### Information shown
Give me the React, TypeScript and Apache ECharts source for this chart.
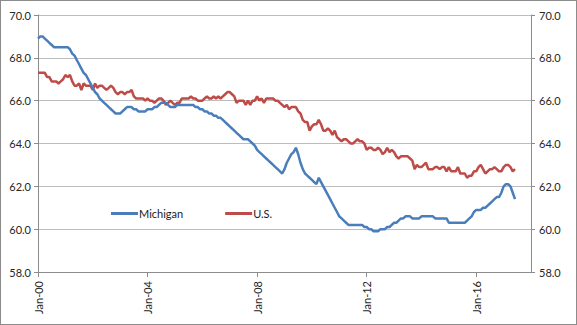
import React, { useEffect, useRef } from "react";
import * as echarts from "echarts";

// Months since Jan-2000
const michigan: number[] = [
  68.9, 69.0, 69.0, 68.9, 68.8, 68.7, 68.6, 68.5, 68.5, 68.5, 68.5, 68.5,
  68.5, 68.5, 68.4, 68.2, 68.1, 67.9, 67.7, 67.5, 67.3, 67.2, 67.0, 66.8,
  66.6, 66.4, 66.3, 66.1, 66.0, 65.9, 65.8, 65.7, 65.6, 65.5, 65.4, 65.4,
  65.4, 65.5, 65.6, 65.7, 65.7, 65.7, 65.6, 65.6, 65.5, 65.5, 65.5, 65.5,
  65.6, 65.6, 65.6, 65.7, 65.7, 65.8, 65.9, 65.9, 65.9, 65.8, 65.7, 65.7,
  65.7, 65.8, 65.8, 65.8, 65.8, 65.8, 65.8, 65.8, 65.8, 65.7, 65.7, 65.6,
  65.6, 65.5, 65.5, 65.4, 65.4, 65.3, 65.3, 65.2, 65.2, 65.1, 65.0, 64.9,
  64.8, 64.7, 64.6, 64.5, 64.4, 64.3, 64.2, 64.2, 64.2, 64.1, 64.0, 63.9,
  63.7, 63.6, 63.5, 63.4, 63.3, 63.2, 63.1, 63.0, 62.9, 62.8, 62.7, 62.6,
  62.8, 63.1, 63.3, 63.5, 63.6, 63.8, 63.5, 63.1, 62.8, 62.6, 62.5, 62.4,
  62.3, 62.2, 62.1, 62.4, 62.2, 62.0, 61.8, 61.6, 61.4, 61.2, 61.0, 60.8,
  60.6, 60.5, 60.4, 60.3, 60.2, 60.2, 60.2, 60.2, 60.2, 60.2, 60.2, 60.1,
  60.1, 60.0, 60.0, 59.9, 59.9, 59.9, 60.0, 60.0, 60.0, 60.1, 60.1, 60.2,
  60.3, 60.3, 60.4, 60.5, 60.5, 60.6, 60.6, 60.6, 60.5, 60.5, 60.5, 60.5,
  60.6, 60.6, 60.6, 60.6, 60.6, 60.6, 60.5, 60.5, 60.5, 60.5, 60.5, 60.5,
  60.3, 60.3, 60.3, 60.3, 60.3, 60.3, 60.3, 60.3, 60.4, 60.5, 60.6, 60.8,
  60.9, 60.9, 60.9, 61.0, 61.0, 61.1, 61.2, 61.3, 61.4, 61.5, 61.5, 61.7,
  62.0, 62.1, 62.1, 62.0, 61.7, 61.4,
];

const us: number[] = [
  67.3, 67.3, 67.3, 67.3, 67.1, 67.1, 66.9, 66.9, 66.9, 66.8, 66.9, 67.0,
  67.2, 67.1, 67.2, 66.9, 66.7, 66.7, 66.8, 66.5, 66.8, 66.7, 66.7, 66.7,
  66.5, 66.8, 66.6, 66.7, 66.7, 66.6, 66.5, 66.6, 66.7, 66.6, 66.4, 66.3,
  66.4, 66.4, 66.3, 66.4, 66.4, 66.5, 66.2, 66.1, 66.1, 66.1, 66.1, 66.0,
  66.1, 66.0, 66.0, 65.9, 66.0, 66.1, 66.1, 66.0, 65.8, 65.9, 66.0, 65.9,
  65.8, 65.9, 65.9, 66.1, 66.1, 66.1, 66.1, 66.2, 66.1, 66.1, 66.0, 66.0,
  66.0, 66.1, 66.2, 66.1, 66.1, 66.2, 66.1, 66.2, 66.1, 66.2, 66.3, 66.4,
  66.4, 66.3, 66.2, 65.9, 66.0, 66.0, 66.0, 65.8, 66.0, 65.8, 66.0, 66.0,
  66.2, 66.0, 66.1, 65.9, 66.1, 66.1, 66.1, 66.1, 66.0, 66.0, 65.9, 65.8,
  65.7, 65.8, 65.6, 65.7, 65.7, 65.7, 65.5, 65.4, 65.1, 65.0, 65.0, 64.6,
  64.8, 64.9, 64.9, 65.1, 64.9, 64.6, 64.6, 64.7, 64.6, 64.4, 64.6, 64.3,
  64.2, 64.1, 64.2, 64.2, 64.1, 64.0, 64.0, 64.1, 64.2, 64.1, 64.1, 64.0,
  63.7, 63.8, 63.8, 63.7, 63.7, 63.8, 63.7, 63.5, 63.6, 63.8, 63.6, 63.7,
  63.6, 63.4, 63.3, 63.4, 63.4, 63.4, 63.4, 63.3, 63.2, 62.8, 63.0, 62.9,
  62.9, 63.0, 63.1, 62.8, 62.8, 62.8, 62.9, 62.9, 62.8, 62.9, 62.9, 62.7,
  62.9, 62.7, 62.7, 62.7, 62.9, 62.6, 62.6, 62.6, 62.4, 62.5, 62.5, 62.7,
  62.7, 62.9, 63.0, 62.8, 62.6, 62.7, 62.8, 62.8, 62.9, 62.8, 62.7, 62.7,
  62.9, 63.0, 63.0, 62.9, 62.7, 62.8,
];

const seriesNames = ["Michigan", "U.S."];
const xTickInterval = 48; // months between labels
const xMax = 216;
const yMin = 58;
const yMax = 70;
const yInterval = 2;

const fmtX = (m: number) => {
  if (m % 48 !== 0) return "";
  const y = Math.round(m / 12) % 100;
  return "Jan-" + (y < 10 ? "0" + y : String(y));
};

export default function App() {
  const ref = useRef<HTMLDivElement>(null);
  useEffect(() => {
    if (!ref.current) return;
    const chart = echarts.init(ref.current, undefined, { renderer: "svg" });
    const font = "Lato, 'Liberation Sans', sans-serif";
    const axisLabelStyle = { color: "#262626", fontSize: 11, fontFamily: font };
    chart.setOption({
      animation: false,
      backgroundColor: "#ffffff",
      grid: { left: 37, right: 45, top: 14, bottom: 52, containLabel: false },
      legend: {
        data: seriesNames,
        left: 105,
        top: 202,
        icon: "rect",
        itemWidth: 27,
        itemHeight: 3,
        itemGap: 42,
        textStyle: { color: "#1a1a1a", fontSize: 11, fontFamily: font, padding: [0, 0, 0, -4] },
      },
      xAxis: {
        type: "value",
        min: 0,
        max: xMax,
        interval: xTickInterval,
        axisLine: { show: true, onZero: false, lineStyle: { color: "#8c8c8c", width: 1 } },
        axisTick: { show: true, length: 5, lineStyle: { color: "#8c8c8c" } },
        splitLine: { show: false },
        axisLabel: { ...axisLabelStyle, rotate: 90, margin: 9, formatter: fmtX, showMaxLabel: false },
      },
      yAxis: [
        {
          type: "value",
          min: yMin,
          max: yMax,
          interval: yInterval,
          position: "left",
          axisLine: { show: true, lineStyle: { color: "#8c8c8c" } },
          axisTick: { show: true, length: 4, lineStyle: { color: "#8c8c8c" } },
          splitLine: { show: true, lineStyle: { color: "#bdbdbd", width: 1 } },
          axisLabel: { ...axisLabelStyle, margin: 7, formatter: (v: number) => v.toFixed(1) },
        },
        {
          type: "value",
          min: yMin,
          max: yMax,
          interval: yInterval,
          position: "right",
          axisLine: { show: true, lineStyle: { color: "#8c8c8c" } },
          axisTick: { show: true, length: 4, lineStyle: { color: "#8c8c8c" } },
          splitLine: { show: false },
          axisLabel: { ...axisLabelStyle, margin: 8, formatter: (v: number) => v.toFixed(1) },
        },
      ],
      series: [
        {
          name: seriesNames[0],
          type: "line",
          data: michigan.map((v, i) => [i, v]),
          symbol: "none",
          lineStyle: { color: "#4A7EBB", width: 2.5 },
          itemStyle: { color: "#4A7EBB" },
          z: 3,
        },
        {
          name: seriesNames[1],
          type: "line",
          data: us.map((v, i) => [i, v]),
          symbol: "none",
          lineStyle: { color: "#BE4B48", width: 2.5 },
          itemStyle: { color: "#BE4B48" },
          z: 2,
        },
      ],
    });
    return () => chart.dispose();
  }, []);
  return (
    <div
      style={{
        position: "fixed",
        left: 0,
        top: 0,
        width: 577,
        height: 325,
        boxSizing: "border-box",
        border: "1px solid #8c8c8c",
        background: "#fff",
      }}
    >
      <div ref={ref} style={{ width: 575, height: 323 }} />
    </div>
  );
}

### Instructions for the task
From the first line above to the line containing "import * as", repeat each line exactly. Pictures stay out.

### Reply
Give me the React, TypeScript and Apache ECharts source for this chart.
import React, { useEffect, useRef } from "react";
import * as echarts from "echarts";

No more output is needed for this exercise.